Retype verbatim only the lines below, starting at the one that contains "Clone this chart in Apache ECharts." and ending at the one that contains "const captionText = '▲中国牛肉消费量逐年升高。';". Pictures are excluded from the copy.
● ● ● ● ● ● ●
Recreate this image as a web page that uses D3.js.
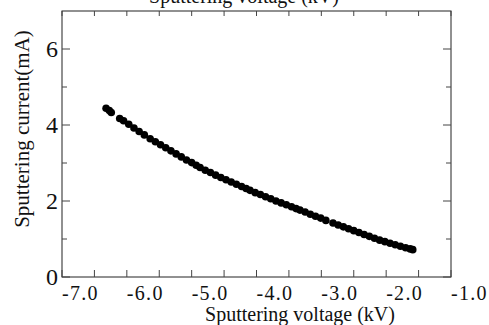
<!DOCTYPE html>
<html>
<head>
<meta charset="utf-8">
<script src="https://cdn.jsdelivr.net/npm/d3@7"></script>
<style>
  body { margin: 0; background: #fff; }
  svg { display: block; }
</style>
</head>
<body>
<svg id="chart" width="489" height="325"></svg>
<script>
// sputtering voltage (kV) and current (mA)
const voltage = [-6.32, -6.27, -6.24, -6.11, -6.05, -5.97, -5.89, -5.81, -5.73, -5.64,
  -5.56, -5.48, -5.40, -5.32, -5.24, -5.16, -5.08, -5.00, -4.93, -4.87,
  -4.79, -4.71, -4.63, -4.55, -4.47, -4.39, -4.31, -4.23, -4.16, -4.10,
  -4.02, -3.94, -3.86, -3.78, -3.70, -3.62, -3.54, -3.46, -3.39, -3.33,
  -3.25, -3.17, -3.09, -3.01, -2.93, -2.82, -2.74, -2.66, -2.58, -2.50,
  -2.42, -2.34, -2.26, -2.18, -2.10, -2.02, -1.94, -1.86, -1.78, -1.70,
  -1.63, -1.59];
const current = [4.44, 4.38, 4.33, 4.17, 4.11, 4.02, 3.92, 3.83, 3.74, 3.64,
  3.56, 3.48, 3.40, 3.32, 3.24, 3.16, 3.08, 3.01, 2.94, 2.88,
  2.81, 2.75, 2.68, 2.62, 2.56, 2.50, 2.44, 2.38, 2.33, 2.28,
  2.22, 2.17, 2.11, 2.06, 2.00, 1.95, 1.90, 1.85, 1.80, 1.76,
  1.71, 1.65, 1.60, 1.55, 1.49, 1.42, 1.37, 1.32, 1.27, 1.22,
  1.17, 1.12, 1.07, 1.02, 0.97, 0.93, 0.89, 0.85, 0.81, 0.77,
  0.74, 0.72];
const xTicks = [-7.0, -6.0, -5.0, -4.0, -3.0, -2.0, -1.0];
const xMinor = [-6.5, -5.5, -4.5, -3.5, -2.5, -1.5];
const yTicks = [0, 2, 4, 6];
const yMinor = [1, 3, 5];

const serif = 'Liberation Serif';

const svg = d3.select('#chart');
const margin = { left: 62, right: 38, top: 11, bottom: 48 };
const width = 489 - margin.left - margin.right;
const height = 325 - margin.top - margin.bottom;

const x = d3.scaleLinear().domain([-7, -1]).range([0, width]);
const y = d3.scaleLinear().domain([0, 7]).range([height, 0]);

const g = svg.append('g').attr('transform', `translate(${margin.left},${margin.top})`);

// frame
g.append('rect')
  .attr('width', width).attr('height', height)
  .attr('fill', 'none').attr('stroke', '#222').attr('stroke-width', 1);

// ticks point inward, on all four sides
const tickCol = '#444';
g.selectAll('.xt-b').data(xTicks.concat(xMinor)).enter().append('line')
  .attr('x1', d => x(d)).attr('x2', d => x(d))
  .attr('y1', height).attr('y2', height - 7)
  .attr('stroke', tickCol);
g.selectAll('.xt-t').data(xTicks.concat(xMinor)).enter().append('line')
  .attr('x1', d => x(d)).attr('x2', d => x(d))
  .attr('y1', 0).attr('y2', 5)
  .attr('stroke', tickCol);
[0, width].forEach((side, i) => {
  const dir = i === 0 ? 1 : -1;
  g.selectAll(null).data(yTicks).enter().append('line')
    .attr('x1', side).attr('x2', side + dir * 8)
    .attr('y1', d => y(d)).attr('y2', d => y(d))
    .attr('stroke', tickCol);
  g.selectAll(null).data(yMinor).enter().append('line')
    .attr('x1', side).attr('x2', side + dir * 5)
    .attr('y1', d => y(d)).attr('y2', d => y(d))
    .attr('stroke', tickCol);
});

// tick labels (left-aligned on their ticks, as in the original)
g.selectAll('.xl').data(xTicks).enter().append('text')
  .attr('x', d => x(d)).attr('y', height + 23)
  .attr('text-anchor', 'start')
  .attr('font-family', serif).attr('font-size', 20)
  .attr('letter-spacing', 1.3).attr('fill', '#111')
  .text(d => d.toFixed(1));
g.selectAll('.yl').data(yTicks).enter().append('text')
  .attr('x', -4).attr('y', d => y(d) + 8)
  .attr('text-anchor', 'end')
  .attr('font-family', serif).attr('font-size', 24).attr('fill', '#111')
  .text(d => d);

// points
g.selectAll('circle').data(voltage).enter().append('circle')
  .attr('cx', d => x(d))
  .attr('cy', (d, i) => y(current[i]))
  .attr('r', 3.8)
  .attr('fill', '#000');

// axis titles
svg.append('text')
  .attr('x', 300).attr('y', 321)
  .attr('text-anchor', 'middle')
  .attr('font-family', serif).attr('font-size', 20).attr('fill', '#111')
  .text('Sputtering voltage (kV)');
svg.append('text')
  .attr('x', 244).attr('y', 3)
  .attr('text-anchor', 'middle')
  .attr('font-family', serif).attr('font-size', 20).attr('fill', '#111')
  .text('Sputtering voltage (kV)');
svg.append('text')
  .attr('transform', 'translate(29,129) rotate(-90)')
  .attr('text-anchor', 'middle')
  .attr('font-family', serif).attr('font-size', 21).attr('fill', '#111')
  .text('Sputtering current(mA)');
</script>
</body>
</html>
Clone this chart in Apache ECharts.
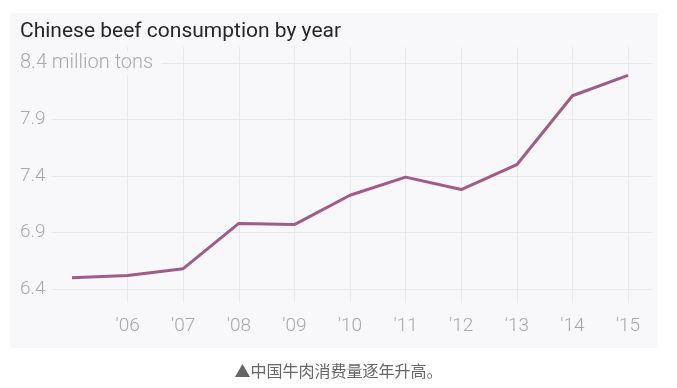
<!DOCTYPE html>
<html><head><meta charset="utf-8">
<script src="https://cdn.jsdelivr.net/npm/echarts@6/dist/echarts.min.js"></script>
<style>html,body{margin:0;padding:0;background:#fff}#c{width:677px;height:388px}</style>
</head><body><div id="c"></div>
<script>
const years = ['2005','2006','2007','2008','2009','2010','2011','2012','2013','2014','2015'];
const yearLabels = ['', "′06", "′07", "′08", "′09", "′10", "′11", "′12", "′13", "′14", "′15"];
const consumption = [6.50, 6.52, 6.58, 6.98, 6.97, 7.23, 7.39, 7.28, 7.50, 8.11, 8.29];
const yTicks = [6.4, 6.9, 7.4, 7.9, 8.4];
const unitLabel = 'million tons';
const titleText = 'Chinese beef consumption by year';
const captionText = '▲中国牛肉消费量逐年升高。';

const chart = echarts.init(document.getElementById('c'));
const gridColor = '#e9e9ed';
const labelColor = '#a9a9ad';
const fontFam = 'Roboto, sans-serif';
chart.setOption({
  animation: false,
  backgroundColor: '#ffffff',
  graphic: [
    { type: 'rect', z: -10, shape: { x: 10, y: 13, width: 648, height: 335, r: 3 }, style: { fill: '#f8f8fa' } },
    { type: 'text', left: 20, top: 21, style: { text: titleText, font: '400 21px Roboto, sans-serif', fill: '#262626' } },
    { type: 'text', left: 'center', top: 363, style: { text: captionText, font: '16px "Noto Sans CJK SC", sans-serif', fill: '#666666' } }
  ],
  grid: [
    { left: 50, right: 25, top: 63, bottom: 99 },
    { left: 72, right: 49, top: 63, bottom: 99 },
    { left: 72, right: 49, top: 47, bottom: 85 }
  ],
  xAxis: [
    { gridIndex: 0, type: 'value', show: false, min: 0, max: 1 },
    { gridIndex: 1, type: 'category', data: years, boundaryGap: false, show: false },
    { gridIndex: 2, type: 'category', data: yearLabels, boundaryGap: false,
      axisLine: { show: false }, axisTick: { show: false },
      axisLabel: { color: labelColor, fontFamily: fontFam, fontWeight: 300, fontSize: 19, margin: 14,
        interval: function (i) { return i > 0; } },
      splitLine: { show: true, interval: function (i) { return i > 0; }, lineStyle: { color: gridColor, width: 1 } } }
  ],
  yAxis: [
    { gridIndex: 0, type: 'value', min: yTicks[0], max: yTicks[yTicks.length - 1], interval: 0.5,
      axisLine: { show: false }, axisTick: { show: false },
      splitLine: { show: true, lineStyle: { color: gridColor, width: 1 } },
      axisLabel: { align: 'left', margin: 30, color: labelColor, fontFamily: fontFam, fontWeight: 300, fontSize: 19,
        formatter: function (v) {
          const t = (Math.round(v * 10) / 10).toFixed(1);
          return Math.abs(v - yTicks[yTicks.length - 1]) < 1e-6 ? '{b|' + t + ' ' + unitLabel + '}' : '{n|' + t + '}';
        },
        rich: {
          b: { color: labelColor, fontFamily: fontFam, fontWeight: 300, fontSize: 20, backgroundColor: '#f8f8fa', padding: [2, 8, 2, 0] },
          n: { color: labelColor, fontFamily: fontFam, fontWeight: 300, fontSize: 19, backgroundColor: '#f8f8fa', padding: [2, 6, 2, 0] }
        } } },
    { gridIndex: 1, type: 'value', min: yTicks[0], max: yTicks[yTicks.length - 1], show: false },
    { gridIndex: 2, type: 'value', show: false }
  ],
  series: [
    { type: 'line', xAxisIndex: 1, yAxisIndex: 1, data: consumption, showSymbol: false, symbol: 'none',
      lineStyle: { color: '#a05c86', width: 3, join: 'round' } }
  ]
});
</script></body></html>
● ● ● ● ● ● ●
Finished answer ::
Clone this chart in Apache ECharts.
<!DOCTYPE html>
<html><head><meta charset="utf-8">
<script src="https://cdn.jsdelivr.net/npm/echarts@6/dist/echarts.min.js"></script>
<style>html,body{margin:0;padding:0;background:#fff}#c{width:677px;height:388px}</style>
</head><body><div id="c"></div>
<script>
const years = ['2005','2006','2007','2008','2009','2010','2011','2012','2013','2014','2015'];
const yearLabels = ['', "′06", "′07", "′08", "′09", "′10", "′11", "′12", "′13", "′14", "′15"];
const consumption = [6.50, 6.52, 6.58, 6.98, 6.97, 7.23, 7.39, 7.28, 7.50, 8.11, 8.29];
const yTicks = [6.4, 6.9, 7.4, 7.9, 8.4];
const unitLabel = 'million tons';
const titleText = 'Chinese beef consumption by year';
const captionText = '▲中国牛肉消费量逐年升高。';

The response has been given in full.